25 de febrero de 2011

Infelicidad

Por lo general, la ortodoxia, aun mostrando los argumentos lógicos que la sostienen, no supera la prueba del sentido común. Por ejemplo, si usted le pregunta a un militar si su vida es buena, le dirá que sí y, probablemente, cuestionará el desorden propio de su contraparte, es decir, de la vida civil. No obstante, si usted se detiene a pensar en la vida del militar y la menudea un poco, muy pronto notará que carece de sentido, esto es, notará que se trata de un conjunto de hombres que tomaron la decisión de vestir todos de la misma manera cada día de su vida; que consideran que hay personas superiores y hay personas inferiores; que asumen que es regla inquebrantable obedecer a los primeros y mandar a los segundos; que están convencidos de que para resolver un conflicto entre bandos contrarios es legítimo usar armas, es decir, que forma parte del Bien matar al otro para lograr justicia; que invierten un tiempo considerable en aplicar técnicas de ingeniería para fabricar armas sofisticadas casi infalibles (i.e. casi letales) y que se adiestran  con denuedo para usar óptimamente esas armas, es decir, para no fallar a la hora de matar; que, por eso, adoptan para sí una denominación francamente temible: “fuerzas armadas”, etc.  Desde mi perspectiva, sin considerarme un dechado de sensatez, pienso que esos rasgos y prácticas propios de la ortodoxia castrense están más cerca del cuestionamiento que de la aprobación.
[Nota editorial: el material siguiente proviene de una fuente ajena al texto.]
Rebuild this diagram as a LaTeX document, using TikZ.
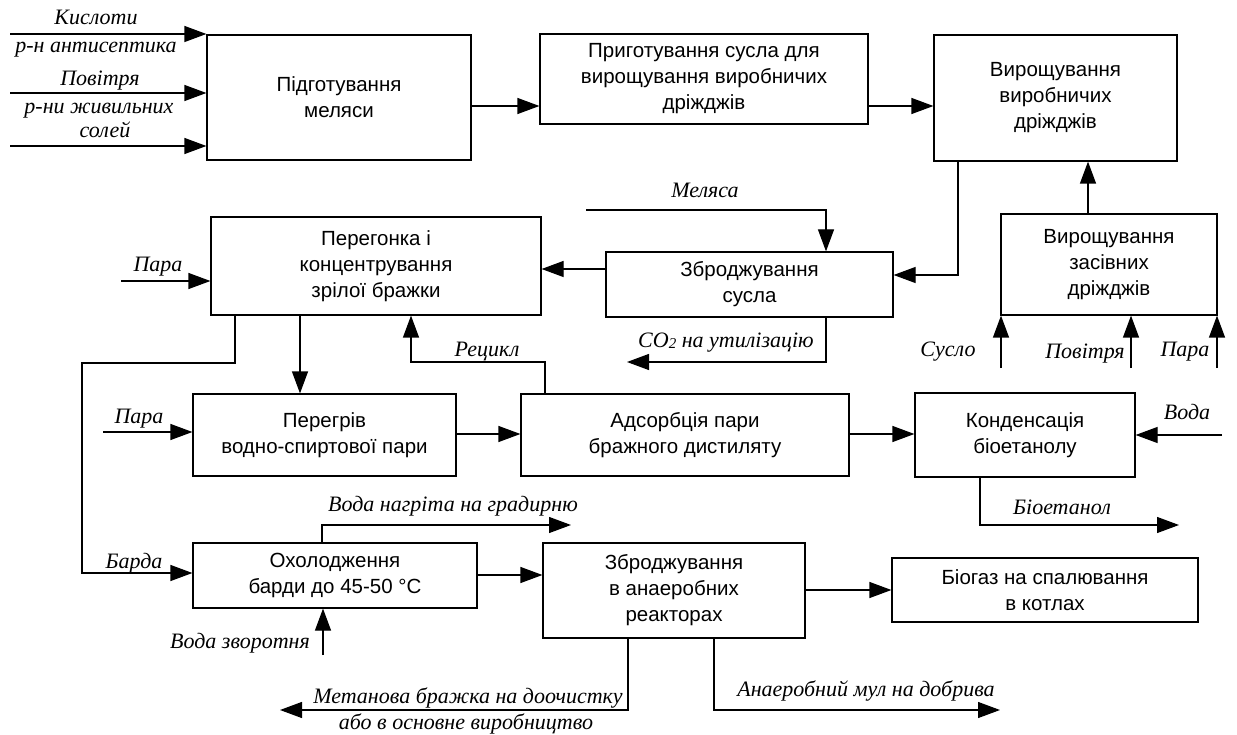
\documentclass[tikz,border=0pt]{standalone}
\usepackage{fontspec}
\setmainfont{Liberation Sans}
\newfontfamily\lblfont{Liberation Serif}
\usetikzlibrary{arrows.meta}

\begin{document}
\begin{tikzpicture}[x=1pt,y=-1pt,
  box/.style={draw, line width=1.2pt, inner sep=0pt, align=center,
    font=\fontsize{20.5}{26}\selectfont},
  lbl/.style={anchor=base, inner sep=0pt,
    font=\lblfont\itshape\fontsize{22}{26}\selectfont},
  arr/.style={line width=1.2pt, -{Triangle[length=22pt,width=16pt]}},
  ln/.style={line width=1.2pt}
]
\useasboundingbox (0,0) rectangle (1237,735);

% process blocks
\node[box, minimum width=264pt, minimum height=125pt] (A) at (339,97.5) {Підготування\\меляси};
\node[box, minimum width=328pt, minimum height=90pt] (B) at (704,79) {Приготування сусла для\\вирощування виробничих\\дріжджів};
\node[box, minimum width=243pt, minimum height=126pt] (C) at (1055.5,98) {Вирощування\\виробничих\\дріжджів};
\node[box, minimum width=216pt, minimum height=101pt] (D) at (1109,264.5) {Вирощування\\засівних\\дріжджів};
\node[box, minimum width=287pt, minimum height=65pt] (E) at (749.5,284.5) {Зброджування\\сусла};
\node[box, minimum width=330pt, minimum height=98pt] (F) at (376,266) {Перегонка і\\концентрування\\зрілої бражки};
\node[box, minimum width=263pt, minimum height=82pt] (H) at (324.5,435) {Перегрів\\водно-спиртової пари};
\node[box, minimum width=328pt, minimum height=82pt] (I) at (685,435) {Адсорбція пари\\бражного дистиляту};
\node[box, minimum width=220pt, minimum height=84pt] (J) at (1025,435) {Конденсація\\біоетанолу};
\node[box, minimum width=284pt, minimum height=65pt] (G) at (335,575.5) {Охолодження\\барди до 45-50 °C};
\node[box, minimum width=262pt, minimum height=95pt] (K) at (674,590.5) {Зброджування\\в анаеробних\\реакторах};
\node[box, minimum width=306pt, minimum height=64pt] (L) at (1045,590) {Біогаз на спалювання\\в котлах};

% free ends and bends of the flows
\coordinate (in1) at (10,34);
\coordinate (in2) at (10,93);
\coordinate (in3) at (10,146);
\coordinate (ab) at (0,106);
\coordinate (cE) at (958,275);
\coordinate (dC) at (1088,0);
\coordinate (s1) at (1001,368);
\coordinate (s2) at (1131,368);
\coordinate (s3) at (1217,368);
\coordinate (m0) at (586,210);
\coordinate (m1) at (826,210);
\coordinate (co) at (826,362);
\coordinate (coe) at (627,362);
\coordinate (ef) at (0,269);
\coordinate (p1) at (121,281);
\coordinate (b1) at (235,363);
\coordinate (b2) at (82,363);
\coordinate (b3) at (82,573);
\coordinate (fh) at (300,0);
\coordinate (r1) at (545,362);
\coordinate (r2) at (411,362);
\coordinate (p2) at (103,432);
\coordinate (hi) at (0,434);
\coordinate (w1) at (1222,435);
\coordinate (bi1) at (980,525);
\coordinate (bi2) at (1179,525);
\coordinate (v1) at (322,525);
\coordinate (v2) at (571,525);
\coordinate (gk) at (0,575);
\coordinate (kl) at (0,590);
\coordinate (vz) at (323,655);
\coordinate (mb1) at (628,710);
\coordinate (mb2) at (280,710);
\coordinate (am1) at (714,710);
\coordinate (am2) at (1000,710);

% flows
\draw[arr] (in1) -- (in1 -| A.west);
\draw[arr] (in2) -- (in2 -| A.west);
\draw[arr] (in3) -- (in3 -| A.west);
\draw[arr] (A.east |- ab) -- (B.west |- ab);
\draw[arr] (B.east |- ab) -- (C.west |- ab);
\draw[arr] (cE |- C.south) -- (cE) -- (cE -| E.east);
\draw[arr] (D.north -| dC) -- (C.south -| dC);
\draw[arr] (s1) -- (s1 |- D.south);
\draw[arr] (s2) -- (s2 |- D.south);
\draw[arr] (s3) -- (s3 |- D.south);
\draw[arr] (m0) -- (m1) -- (m1 |- E.north);
\draw[arr] (co |- E.south) -- (co) -- (coe);
\draw[arr] (E.west |- ef) -- (F.east |- ef);
\draw[arr] (p1) -- (p1 -| F.west);
\draw[arr] (b1 |- F.south) -- (b1) -- (b2) -- (b3) -- (b3 -| G.west);
\draw[arr] (F.south -| fh) -- (H.north -| fh);
\draw[arr] (r1 |- I.north) -- (r1) -- (r2) -- (r2 |- F.south);
\draw[arr] (p2) -- (p2 -| H.west);
\draw[arr] (H.east |- hi) -- (I.west |- hi);
\draw[arr] (I.east |- hi) -- (J.west |- hi);
\draw[arr] (w1) -- (w1 -| J.east);
\draw[arr] (bi1 |- J.south) -- (bi1) -- (bi2);
\draw[arr] (v1 |- G.north) -- (v1) -- (v2);
\draw[arr] (G.east |- gk) -- (K.west |- gk);
\draw[arr] (K.east |- kl) -- (L.west |- kl);
\draw[arr] (vz) -- (vz |- G.south);
\draw[arr] (mb1 |- K.south) -- (mb1) -- (mb2);
\draw[arr] (am1 |- K.south) -- (am1) -- (am2);

% flow labels
\node[lbl] (t1) at (96,25) {Кислоти};
\node[lbl] (t2) at (96,53) {р-н антисептика};
\node[lbl] (t3) at (100,86) {Повітря};
\node[lbl] (t4) at (99,114) {р-ни живильних};
\node[lbl] (t5) at (105,138) {солей};
\node[lbl] (t6) at (705,198) {Меляса};
\node[lbl] (t7) at (726,348) {CO\raisebox{-1pt}{\fontsize{15}{15}\selectfont 2} на утилізацію};
\node[lbl] (t8) at (948,356) {Сусло};
\node[lbl] (t9) at (1085,359) {Повітря};
\node[lbl] (t10) at (1185,356) {Пара};
\node[lbl] (t11) at (158,272) {Пара};
\node[lbl] (t12) at (487,356) {Рецикл};
\node[lbl] (t13) at (139,423) {Пара};
\node[lbl] (t14) at (1187,419) {Вода};
\node[lbl] (t15) at (1062,514) {Біоетанол};
\node[lbl] (t16) at (453,511) {Вода нагріта на градирню};
\node[lbl] (t17) at (134,568) {Барда};
\node[lbl] (t18) at (240,648) {Вода зворотня};
\node[lbl] (t19) at (468,703) {Метанова бражка на доочистку};
\node[lbl] (t20) at (466,729) {або в основне виробництво};
\node[lbl] (t21) at (866,696) {Анаеробний мул на добрива};
\end{tikzpicture}
\end{document}
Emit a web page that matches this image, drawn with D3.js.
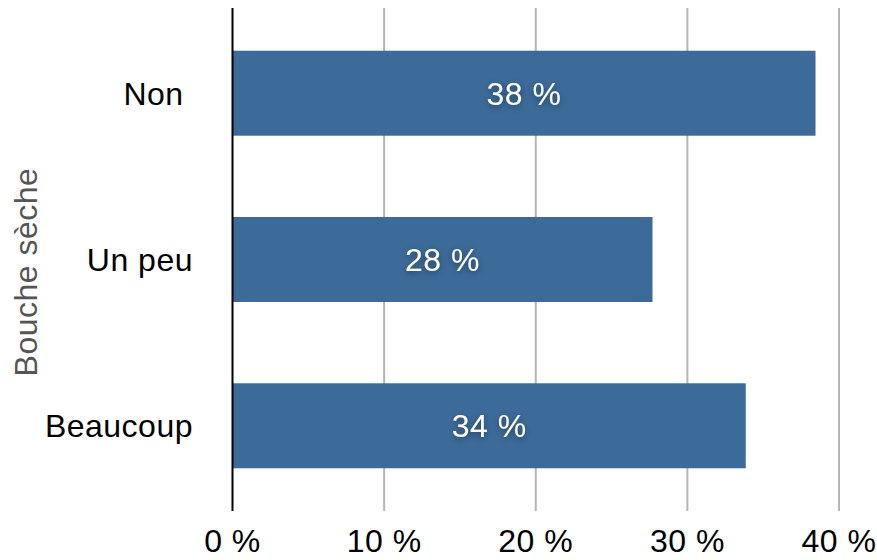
<!DOCTYPE html>
<html>
<head>
<meta charset="utf-8">
<script src="https://cdn.jsdelivr.net/npm/d3@7"></script>
<style>
  html, body { margin: 0; padding: 0; background: #fff; }
  svg { display: block; font-family: "Liberation Sans", Arial, Helvetica, sans-serif; }
</style>
</head>
<body>
<svg id="chart" width="877" height="560"></svg>
<script>
const categories = ["Non\u00A0", "Un peu", "Beaucoup"];
const values = [38.45, 27.7, 33.85];
const valueLabels = ["38 %", "28 %", "34 %"];
const tickValues = [0, 10, 20, 30, 40];
const tickLabels = ["0 %", "10 %", "20 %", "30 %", "40 %"];
const axisTitle = "Bouche sèche";

(function () {
const svg = d3.select("#chart");
const mLeft = 232.5, mRight = 839, mTop = 8, mBottom = 511;
const fs = 32, ls = "0.5px";

const x = d3.scaleLinear().domain([0, 40]).range([mLeft, mRight]);
const y = d3.scaleBand().domain(categories).range([mTop, mBottom])
  .paddingInner(0.489).paddingOuter(0.257);

const defs = svg.append("defs");
const f = defs.append("filter").attr("id", "shadow")
  .attr("x", "-20%").attr("y", "-40%").attr("width", "140%").attr("height", "180%");
f.append("feDropShadow").attr("dx", 0).attr("dy", 2).attr("stdDeviation", 3)
  .attr("flood-color", "#000").attr("flood-opacity", 0.4);

// gridlines
svg.append("g").selectAll("line").data(tickValues.slice(1)).join("line")
  .attr("x1", d => x(d)).attr("x2", d => x(d))
  .attr("y1", mTop).attr("y2", mBottom)
  .attr("stroke", "#b5b5b5").attr("stroke-width", 2);

// bars
svg.append("g").selectAll("rect").data(categories).join("rect")
  .attr("x", x(0)).attr("y", d => y(d))
  .attr("width", (d, i) => x(values[i]) - x(0))
  .attr("height", y.bandwidth())
  .attr("fill", "#3c6a99");

// zero axis line
svg.append("line")
  .attr("x1", x(0)).attr("x2", x(0)).attr("y1", mTop).attr("y2", mBottom)
  .attr("stroke", "#000").attr("stroke-width", 2);

// value labels
svg.append("g").selectAll("text").data(categories).join("text")
  .attr("x", (d, i) => (x(0) + x(values[i])) / 2)
  .attr("y", d => y(d) + y.bandwidth() / 2)
  .attr("dy", "0.36em")
  .attr("text-anchor", "middle")
  .attr("fill", "#fff")
  .attr("font-size", fs)
  .style("letter-spacing", ls)
  .attr("filter", "url(#shadow)")
  .text((d, i) => valueLabels[i]);

// category labels
svg.append("g").selectAll("text").data(categories).join("text")
  .attr("x", 193)
  .attr("y", d => y(d) + y.bandwidth() / 2)
  .attr("dy", "0.36em")
  .attr("text-anchor", "end")
  .attr("fill", "#000")
  .attr("font-size", fs)
  .style("letter-spacing", ls)
  .style("white-space", "pre")
  .text(d => d);

// x tick labels
svg.append("g").selectAll("text").data(tickValues).join("text")
  .attr("x", d => x(d))
  .attr("y", 552)
  .attr("text-anchor", "middle")
  .attr("fill", "#000")
  .attr("font-size", fs)
  .style("letter-spacing", ls)
  .text((d, i) => tickLabels[i]);

// axis title
svg.append("text")
  .attr("transform", `translate(37,${(172 + 372) / 2}) rotate(-90)`)
  .attr("text-anchor", "middle")
  .attr("fill", "#555")
  .attr("font-size", fs)
  .style("letter-spacing", ls)
  .text(axisTitle);
})();
</script>
</body>
</html>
Una organización de uniformados que se apegan a una jerarquía basada en el tándem sumisión/dominación y que tienen la destreza y la licencia para matar usando las peores de las armas, es una organización que atenta contra la existencia humana en el presente y de cara al futuro. Cuando un miembro de esa organización se convierte por fuerza o por voluntad popular en gobernante de una nación, es casi seguro que sus habitantes se dirigen hacia la maximización de la infelicidad psicosocial cuando no a la disolución parcial o total de esa nación, que es más o menos lo mismo.